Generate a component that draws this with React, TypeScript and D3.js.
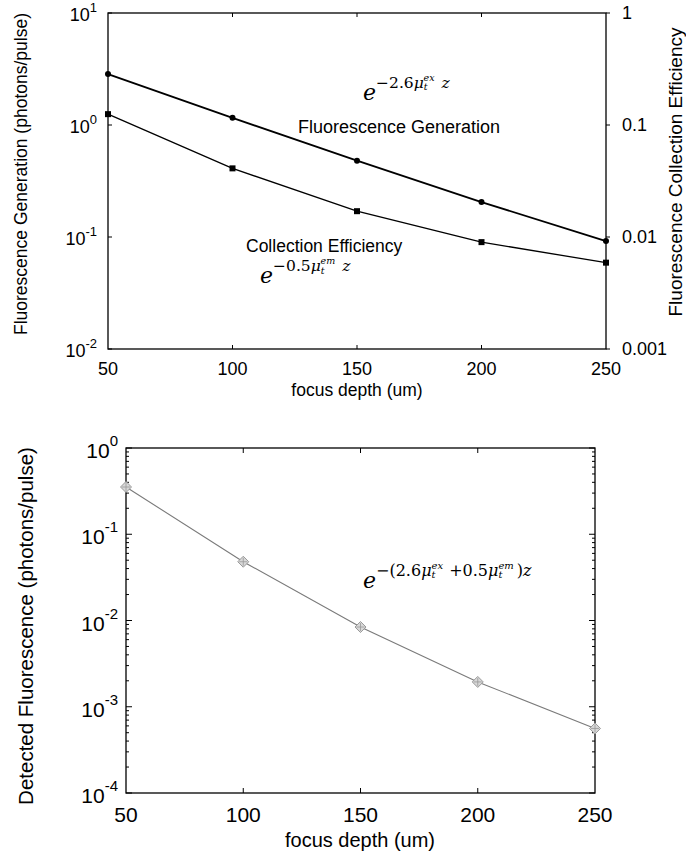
import React from 'react';
import * as d3 from 'd3';

// ---------- data ----------
const depths = [50, 100, 150, 200, 250];
const generation = [2.85, 1.16, 0.48, 0.205, 0.092]; // photons/pulse (left axis)
const collection = [0.125, 0.041, 0.017, 0.009, 0.0059]; // efficiency (right axis)
const detected = [0.353, 0.048, 0.0084, 0.00194, 0.00056]; // photons/pulse
const xTicks = [50, 100, 150, 200, 250];
const topLeftExps = [1, 0, -1, -2];
const topRightTicks = [1, 0.1, 0.01, 0.001];
const topRightLabels = ['1', '0.1', '0.01', '0.001'];
const bottomExps = [0, -1, -2, -3, -4];

const SANS = '"Liberation Sans", Arial, Helvetica, sans-serif';
const SERIF = '"DejaVu Serif", "Liberation Serif", serif';

function supLabel(exp: number) {
  return exp < 0 ? '-' + Math.abs(exp) : String(exp);
}

function TopChart() {
  const L = 108, R = 606, T = 13, B = 349;
  const x = d3.scaleLinear().domain([50, 250]).range([L, R]);
  const yL = d3.scaleLog().domain([0.01, 10]).range([B, T]);
  const yR = d3.scaleLog().domain([0.001, 1]).range([B, T]);
  const lineG = d3.line<number>().x((_, i) => x(depths[i])).y((d) => yL(d));
  const lineC = d3.line<number>().x((_, i) => x(depths[i])).y((d) => yR(d));
  return (
    <g>
      <rect x={L} y={T} width={R - L} height={B - T} fill="none" stroke="#000" strokeWidth={1.3} />
      {xTicks.slice(1, -1).map((t) => (
        <g key={'xt' + t}>
          <line x1={x(t)} x2={x(t)} y1={B} y2={B - 4} stroke="#000" strokeWidth={1} />
          <line x1={x(t)} x2={x(t)} y1={T} y2={T + 4} stroke="#000" strokeWidth={1} />
        </g>
      ))}
      {xTicks.map((t) => (
        <text key={'xl' + t} x={x(t)} y={375} textAnchor="middle" fontFamily={SANS} fontSize={18}>
          {t}
        </text>
      ))}
      {topLeftExps.map((e) => {
        const yy = yL(Math.pow(10, e));
        return (
          <g key={'yl' + e}>
            <line x1={L} x2={L + 4} y1={yy} y2={yy} stroke="#000" strokeWidth={1} />
            <text x={97} y={yy + 8} textAnchor="end" fontFamily={SANS} fontSize={18}>
              10
              <tspan fontSize={13} dy={-9}>{supLabel(e)}</tspan>
            </text>
          </g>
        );
      })}
      {topRightTicks.map((v, i) => {
        const yy = yR(v);
        return (
          <g key={'yr' + i}>
            <line x1={R} x2={R + 4} y1={yy} y2={yy} stroke="#000" strokeWidth={1} />
            <text x={622} y={yy + 6} textAnchor="start" fontFamily={SANS} fontSize={18}>
              {topRightLabels[i]}
            </text>
          </g>
        );
      })}
      <path d={lineG(generation) || ''} fill="none" stroke="#000" strokeWidth={1.9} />
      <path d={lineC(collection) || ''} fill="none" stroke="#000" strokeWidth={1.3} />
      {generation.map((v, i) => (
        <circle key={'g' + i} cx={x(depths[i])} cy={yL(v)} r={3} fill="#000" />
      ))}
      {collection.map((v, i) => (
        <rect key={'c' + i} x={x(depths[i]) - 3} y={yR(v) - 3} width={6} height={6} fill="#000" />
      ))}
      <text x={357} y={396} textAnchor="middle" fontFamily={SANS} fontSize={17.5}>
        focus depth (um)
      </text>
      <text transform="translate(27,174) rotate(-90)" textAnchor="middle" fontFamily={SANS} fontSize={17.5}>
        Fluorescence Generation (photons/pulse)
      </text>
      <text transform="translate(682,172) rotate(-90)" textAnchor="middle" fontFamily={SANS} fontSize={19}>
        Fluorescence Collection Efficiency
      </text>
      <text x={298} y={133} fontFamily={SANS} fontSize={18}>
        Fluorescence Generation
      </text>
      <text x={246} y={252} fontFamily={SANS} fontSize={17.5}>
        Collection Efficiency
      </text>
      {/* e^{-2.6 mu_t^{ex} z} */}
      <text x={363} y={100} fontFamily={SERIF}>
        <tspan fontSize={22} fontStyle="italic">e</tspan>
        <tspan fontSize={15.5} dy={-12}>−2.6</tspan>
        <tspan fontSize={15.5} fontStyle="italic">μ</tspan>
        <tspan fontSize={9.5} fontStyle="italic" dy={2}>t</tspan>
        <tspan fontSize={9.5} fontStyle="italic" dx={-4} dy={-9}>ex</tspan>
        <tspan fontSize={15.5} fontStyle="italic" dx={7} dy={7}>z</tspan>
      </text>
      {/* e^{-0.5 mu_t^{em} z} */}
      <text x={260} y={283} fontFamily={SERIF}>
        <tspan fontSize={22} fontStyle="italic">e</tspan>
        <tspan fontSize={15.5} dy={-12}>−0.5</tspan>
        <tspan fontSize={15.5} fontStyle="italic">μ</tspan>
        <tspan fontSize={9.5} fontStyle="italic" dy={3}>t</tspan>
        <tspan fontSize={9.5} fontStyle="italic" dx={-4} dy={-10}>em</tspan>
        <tspan fontSize={15.5} fontStyle="italic" dx={7} dy={7}>z</tspan>
      </text>
    </g>
  );
}

function Marker({ cx, cy }: { cx: number; cy: number }) {
  const s = 5.5;
  return (
    <g>
      <path
        d={`M${cx},${cy - s}L${cx + s},${cy}L${cx},${cy + s}L${cx - s},${cy}Z`}
        fill="#d8d8d8"
        stroke="#9a9a9a"
        strokeWidth={1}
      />
      <line x1={cx - s + 1.5} x2={cx + s - 1.5} y1={cy} y2={cy} stroke="#999" strokeWidth={0.8} />
      <line x1={cx} x2={cx} y1={cy - s + 1.5} y2={cy + s - 1.5} stroke="#999" strokeWidth={0.8} />
    </g>
  );
}

function BottomChart() {
  const L = 126, R = 595, T = 448, B = 793;
  const x = d3.scaleLinear().domain([50, 250]).range([L, R]);
  const y = d3.scaleLog().domain([1e-4, 1]).range([B, T]);
  const line = d3.line<number>().x((_, i) => x(depths[i])).y((d) => y(d));
  const minor: number[] = [];
  for (let e = -4; e < 0; e++) {
    for (let m = 2; m <= 9; m++) minor.push(m * Math.pow(10, e));
  }
  return (
    <g>
      <rect x={L} y={T} width={R - L} height={B - T} fill="none" stroke="#000" strokeWidth={1.3} />
      {xTicks.slice(1, -1).map((t) => (
        <g key={'bxt' + t}>
          <line x1={x(t)} x2={x(t)} y1={B} y2={B - 5} stroke="#000" strokeWidth={1} />
          <line x1={x(t)} x2={x(t)} y1={T} y2={T + 5} stroke="#000" strokeWidth={1} />
        </g>
      ))}
      {minor.map((v, i) => (
        <g key={'mn' + i}>
          <line x1={L} x2={L + 3} y1={y(v)} y2={y(v)} stroke="#000" strokeWidth={1} />
          <line x1={R} x2={R - 3} y1={y(v)} y2={y(v)} stroke="#000" strokeWidth={1} />
        </g>
      ))}
      {bottomExps.map((e) => {
        const yy = y(Math.pow(10, e));
        return (
          <g key={'by' + e}>
            <line x1={L} x2={L + 6} y1={yy} y2={yy} stroke="#000" strokeWidth={1} />
            <line x1={R} x2={R - 6} y1={yy} y2={yy} stroke="#000" strokeWidth={1} />
            <text x={118} y={yy + 10} textAnchor="end" fontFamily={SANS} fontSize={21}>
              10
              <tspan fontSize={15} dy={-12}>{supLabel(e)}</tspan>
            </text>
          </g>
        );
      })}
      {xTicks.map((t) => (
        <text key={'bxl' + t} x={x(t)} y={822} textAnchor="middle" fontFamily={SANS} fontSize={21}>
          {t}
        </text>
      ))}
      <path d={line(detected) || ''} fill="none" stroke="#7a7a7a" strokeWidth={1.1} />
      {detected.map((v, i) => (
        <Marker key={'d' + i} cx={x(depths[i])} cy={y(v)} />
      ))}
      <text x={360} y={847} textAnchor="middle" fontFamily={SANS} fontSize={20}>
        focus depth (um)
      </text>
      <text transform="translate(33,626) rotate(-90)" textAnchor="middle" fontFamily={SANS} fontSize={20.5}>
        Detected Fluorescence (photons/pulse)
      </text>
      {/* e^{-(2.6 mu_t^{ex} + 0.5 mu_t^{em}) z} */}
      <text x={363} y={588} fontFamily={SERIF}>
        <tspan fontSize={22} fontStyle="italic">e</tspan>
        <tspan fontSize={16} dy={-12}>−(2.6</tspan>
        <tspan fontSize={16} fontStyle="italic">μ</tspan>
        <tspan fontSize={10} fontStyle="italic" dy={2}>t</tspan>
        <tspan fontSize={10} fontStyle="italic" dx={-4} dy={-9}>ex</tspan>
        <tspan fontSize={16} dx={6} dy={7}>+0.5</tspan>
        <tspan fontSize={16} fontStyle="italic">μ</tspan>
        <tspan fontSize={10} fontStyle="italic" dy={2}>t</tspan>
        <tspan fontSize={10} fontStyle="italic" dx={-4} dy={-9}>em</tspan>
        <tspan fontSize={16} dx={3} dy={7}>)</tspan>
        <tspan fontSize={16} fontStyle="italic">z</tspan>
      </text>
    </g>
  );
}

export default function App() {
  return (
    <svg
      width={686}
      height={862}
      viewBox="0 0 686 862"
      style={{ position: 'absolute', left: 0, top: 0, background: '#fff' }}
    >
      <rect x={0} y={0} width={686} height={862} fill="#fff" />
      <TopChart />
      <BottomChart />
    </svg>
  );
}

### Written problem
Which lines of the material contain the string "React"? List each of them.

### Response
Generate a component that draws this with React, TypeScript and D3.js.
import React from 'react';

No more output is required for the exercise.